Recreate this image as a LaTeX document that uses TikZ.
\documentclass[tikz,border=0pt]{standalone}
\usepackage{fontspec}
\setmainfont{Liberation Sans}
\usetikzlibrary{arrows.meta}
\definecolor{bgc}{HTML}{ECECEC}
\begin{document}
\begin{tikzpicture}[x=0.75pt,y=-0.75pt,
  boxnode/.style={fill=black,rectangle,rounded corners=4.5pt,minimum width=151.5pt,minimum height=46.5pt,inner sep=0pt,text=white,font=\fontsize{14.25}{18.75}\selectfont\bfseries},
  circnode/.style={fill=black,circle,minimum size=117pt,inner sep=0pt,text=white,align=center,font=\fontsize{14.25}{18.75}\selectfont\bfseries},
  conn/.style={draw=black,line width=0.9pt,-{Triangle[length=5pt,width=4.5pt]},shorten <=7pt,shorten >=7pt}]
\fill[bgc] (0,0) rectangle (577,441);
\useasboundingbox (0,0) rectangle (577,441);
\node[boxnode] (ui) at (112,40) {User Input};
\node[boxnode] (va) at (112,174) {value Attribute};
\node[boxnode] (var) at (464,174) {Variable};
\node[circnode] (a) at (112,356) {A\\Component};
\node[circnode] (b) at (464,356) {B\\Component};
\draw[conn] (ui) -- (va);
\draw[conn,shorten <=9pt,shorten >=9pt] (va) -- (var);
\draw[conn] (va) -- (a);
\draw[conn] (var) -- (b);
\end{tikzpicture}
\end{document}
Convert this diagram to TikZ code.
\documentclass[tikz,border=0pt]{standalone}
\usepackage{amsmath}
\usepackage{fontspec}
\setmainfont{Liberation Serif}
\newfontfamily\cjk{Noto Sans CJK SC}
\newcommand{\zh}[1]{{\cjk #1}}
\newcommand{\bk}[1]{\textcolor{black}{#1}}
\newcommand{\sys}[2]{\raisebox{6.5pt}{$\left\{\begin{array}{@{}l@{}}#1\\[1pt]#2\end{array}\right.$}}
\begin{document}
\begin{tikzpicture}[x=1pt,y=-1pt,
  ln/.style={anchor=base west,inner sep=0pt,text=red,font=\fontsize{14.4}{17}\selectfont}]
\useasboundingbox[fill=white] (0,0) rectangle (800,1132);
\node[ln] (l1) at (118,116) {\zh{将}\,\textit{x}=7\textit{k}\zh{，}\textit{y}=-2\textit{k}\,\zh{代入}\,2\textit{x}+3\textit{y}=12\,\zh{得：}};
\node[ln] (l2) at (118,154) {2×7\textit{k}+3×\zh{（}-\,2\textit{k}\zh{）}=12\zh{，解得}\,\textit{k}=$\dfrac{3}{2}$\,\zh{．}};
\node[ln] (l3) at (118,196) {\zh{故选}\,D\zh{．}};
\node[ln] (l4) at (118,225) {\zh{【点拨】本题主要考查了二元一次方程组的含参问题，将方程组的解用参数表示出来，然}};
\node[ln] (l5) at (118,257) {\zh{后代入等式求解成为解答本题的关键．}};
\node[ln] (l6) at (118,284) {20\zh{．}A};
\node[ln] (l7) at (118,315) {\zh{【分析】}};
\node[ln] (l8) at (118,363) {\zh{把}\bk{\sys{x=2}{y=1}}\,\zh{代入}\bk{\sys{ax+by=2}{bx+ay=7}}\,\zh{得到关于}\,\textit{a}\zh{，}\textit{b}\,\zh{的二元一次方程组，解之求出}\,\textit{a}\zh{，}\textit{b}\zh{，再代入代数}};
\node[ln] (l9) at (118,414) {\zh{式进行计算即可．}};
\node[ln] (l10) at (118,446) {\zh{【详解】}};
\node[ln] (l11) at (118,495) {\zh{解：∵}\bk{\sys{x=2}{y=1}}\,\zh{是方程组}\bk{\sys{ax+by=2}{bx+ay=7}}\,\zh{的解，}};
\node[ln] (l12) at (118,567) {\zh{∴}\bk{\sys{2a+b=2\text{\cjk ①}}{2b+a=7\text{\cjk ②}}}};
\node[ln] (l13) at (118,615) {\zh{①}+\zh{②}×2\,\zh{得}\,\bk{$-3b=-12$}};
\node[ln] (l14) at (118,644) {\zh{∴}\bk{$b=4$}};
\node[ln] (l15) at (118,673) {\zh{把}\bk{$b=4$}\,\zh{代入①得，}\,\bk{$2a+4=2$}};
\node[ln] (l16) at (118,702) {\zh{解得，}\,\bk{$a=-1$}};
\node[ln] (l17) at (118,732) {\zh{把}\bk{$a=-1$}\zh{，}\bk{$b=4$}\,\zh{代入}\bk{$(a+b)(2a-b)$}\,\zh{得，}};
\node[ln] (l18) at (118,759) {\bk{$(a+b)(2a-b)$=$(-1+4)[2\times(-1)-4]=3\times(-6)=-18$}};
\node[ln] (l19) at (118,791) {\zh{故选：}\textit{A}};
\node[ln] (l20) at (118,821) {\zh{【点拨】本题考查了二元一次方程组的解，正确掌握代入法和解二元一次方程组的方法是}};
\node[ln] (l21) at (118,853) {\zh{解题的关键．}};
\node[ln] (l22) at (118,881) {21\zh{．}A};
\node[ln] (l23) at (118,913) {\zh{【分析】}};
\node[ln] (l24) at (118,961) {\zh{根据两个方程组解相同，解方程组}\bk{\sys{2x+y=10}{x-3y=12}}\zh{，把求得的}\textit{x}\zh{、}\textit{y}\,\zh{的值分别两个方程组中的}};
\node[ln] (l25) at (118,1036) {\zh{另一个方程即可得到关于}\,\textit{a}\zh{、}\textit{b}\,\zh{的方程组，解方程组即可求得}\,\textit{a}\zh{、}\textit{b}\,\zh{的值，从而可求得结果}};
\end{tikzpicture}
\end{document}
------
* THE TASK *
All of the entries should be written out again exactly.

* EXERCISE RESPONSE *
Recreate this image as a LaTeX document that uses TikZ.
\documentclass[tikz,border=0pt]{standalone}
\usepackage{fontspec}
\setmainfont{Liberation Sans}
\usetikzlibrary{arrows.meta}
\definecolor{bgc}{HTML}{ECECEC}
\begin{document}
\begin{tikzpicture}[x=0.75pt,y=-0.75pt,
  boxnode/.style={fill=black,rectangle,rounded corners=4.5pt,minimum width=151.5pt,minimum height=46.5pt,inner sep=0pt,text=white,font=\fontsize{14.25}{18.75}\selectfont\bfseries},
  circnode/.style={fill=black,circle,minimum size=117pt,inner sep=0pt,text=white,align=center,font=\fontsize{14.25}{18.75}\selectfont\bfseries},
  conn/.style={draw=black,line width=0.9pt,-{Triangle[length=5pt,width=4.5pt]},shorten <=7pt,shorten >=7pt}]
\fill[bgc] (0,0) rectangle (577,441);
\useasboundingbox (0,0) rectangle (577,441);
\node[boxnode] (ui) at (112,40) {User Input};
\node[boxnode] (va) at (112,174) {value Attribute};
\node[boxnode] (var) at (464,174) {Variable};
\node[circnode] (a) at (112,356) {A\\Component};
\node[circnode] (b) at (464,356) {B\\Component};
\draw[conn] (ui) -- (va);
\draw[conn,shorten <=9pt,shorten >=9pt] (va) -- (var);
\draw[conn] (va) -- (a);
\draw[conn] (var) -- (b);
\end{tikzpicture}
\end{document}
Convert this diagram to TikZ code.
\documentclass[tikz,border=0pt]{standalone}
\usepackage{amsmath}
\usepackage{fontspec}
\setmainfont{Liberation Serif}
\newfontfamily\cjk{Noto Sans CJK SC}
\newcommand{\zh}[1]{{\cjk #1}}
\newcommand{\bk}[1]{\textcolor{black}{#1}}
\newcommand{\sys}[2]{\raisebox{6.5pt}{$\left\{\begin{array}{@{}l@{}}#1\\[1pt]#2\end{array}\right.$}}
\begin{document}
\begin{tikzpicture}[x=1pt,y=-1pt,
  ln/.style={anchor=base west,inner sep=0pt,text=red,font=\fontsize{14.4}{17}\selectfont}]
\useasboundingbox[fill=white] (0,0) rectangle (800,1132);
\node[ln] (l1) at (118,116) {\zh{将}\,\textit{x}=7\textit{k}\zh{，}\textit{y}=-2\textit{k}\,\zh{代入}\,2\textit{x}+3\textit{y}=12\,\zh{得：}};
\node[ln] (l2) at (118,154) {2×7\textit{k}+3×\zh{（}-\,2\textit{k}\zh{）}=12\zh{，解得}\,\textit{k}=$\dfrac{3}{2}$\,\zh{．}};
\node[ln] (l3) at (118,196) {\zh{故选}\,D\zh{．}};
\node[ln] (l4) at (118,225) {\zh{【点拨】本题主要考查了二元一次方程组的含参问题，将方程组的解用参数表示出来，然}};
\node[ln] (l5) at (118,257) {\zh{后代入等式求解成为解答本题的关键．}};
\node[ln] (l6) at (118,284) {20\zh{．}A};
\node[ln] (l7) at (118,315) {\zh{【分析】}};
\node[ln] (l8) at (118,363) {\zh{把}\bk{\sys{x=2}{y=1}}\,\zh{代入}\bk{\sys{ax+by=2}{bx+ay=7}}\,\zh{得到关于}\,\textit{a}\zh{，}\textit{b}\,\zh{的二元一次方程组，解之求出}\,\textit{a}\zh{，}\textit{b}\zh{，再代入代数}};
\node[ln] (l9) at (118,414) {\zh{式进行计算即可．}};
\node[ln] (l10) at (118,446) {\zh{【详解】}};
\node[ln] (l11) at (118,495) {\zh{解：∵}\bk{\sys{x=2}{y=1}}\,\zh{是方程组}\bk{\sys{ax+by=2}{bx+ay=7}}\,\zh{的解，}};
\node[ln] (l12) at (118,567) {\zh{∴}\bk{\sys{2a+b=2\text{\cjk ①}}{2b+a=7\text{\cjk ②}}}};
\node[ln] (l13) at (118,615) {\zh{①}+\zh{②}×2\,\zh{得}\,\bk{$-3b=-12$}};
\node[ln] (l14) at (118,644) {\zh{∴}\bk{$b=4$}};
\node[ln] (l15) at (118,673) {\zh{把}\bk{$b=4$}\,\zh{代入①得，}\,\bk{$2a+4=2$}};
\node[ln] (l16) at (118,702) {\zh{解得，}\,\bk{$a=-1$}};
\node[ln] (l17) at (118,732) {\zh{把}\bk{$a=-1$}\zh{，}\bk{$b=4$}\,\zh{代入}\bk{$(a+b)(2a-b)$}\,\zh{得，}};
\node[ln] (l18) at (118,759) {\bk{$(a+b)(2a-b)$=$(-1+4)[2\times(-1)-4]=3\times(-6)=-18$}};
\node[ln] (l19) at (118,791) {\zh{故选：}\textit{A}};
\node[ln] (l20) at (118,821) {\zh{【点拨】本题考查了二元一次方程组的解，正确掌握代入法和解二元一次方程组的方法是}};
\node[ln] (l21) at (118,853) {\zh{解题的关键．}};
\node[ln] (l22) at (118,881) {21\zh{．}A};
\node[ln] (l23) at (118,913) {\zh{【分析】}};
\node[ln] (l24) at (118,961) {\zh{根据两个方程组解相同，解方程组}\bk{\sys{2x+y=10}{x-3y=12}}\zh{，把求得的}\textit{x}\zh{、}\textit{y}\,\zh{的值分别两个方程组中的}};
\node[ln] (l25) at (118,1036) {\zh{另一个方程即可得到关于}\,\textit{a}\zh{、}\textit{b}\,\zh{的方程组，解方程组即可求得}\,\textit{a}\zh{、}\textit{b}\,\zh{的值，从而可求得结果}};
\end{tikzpicture}
\end{document}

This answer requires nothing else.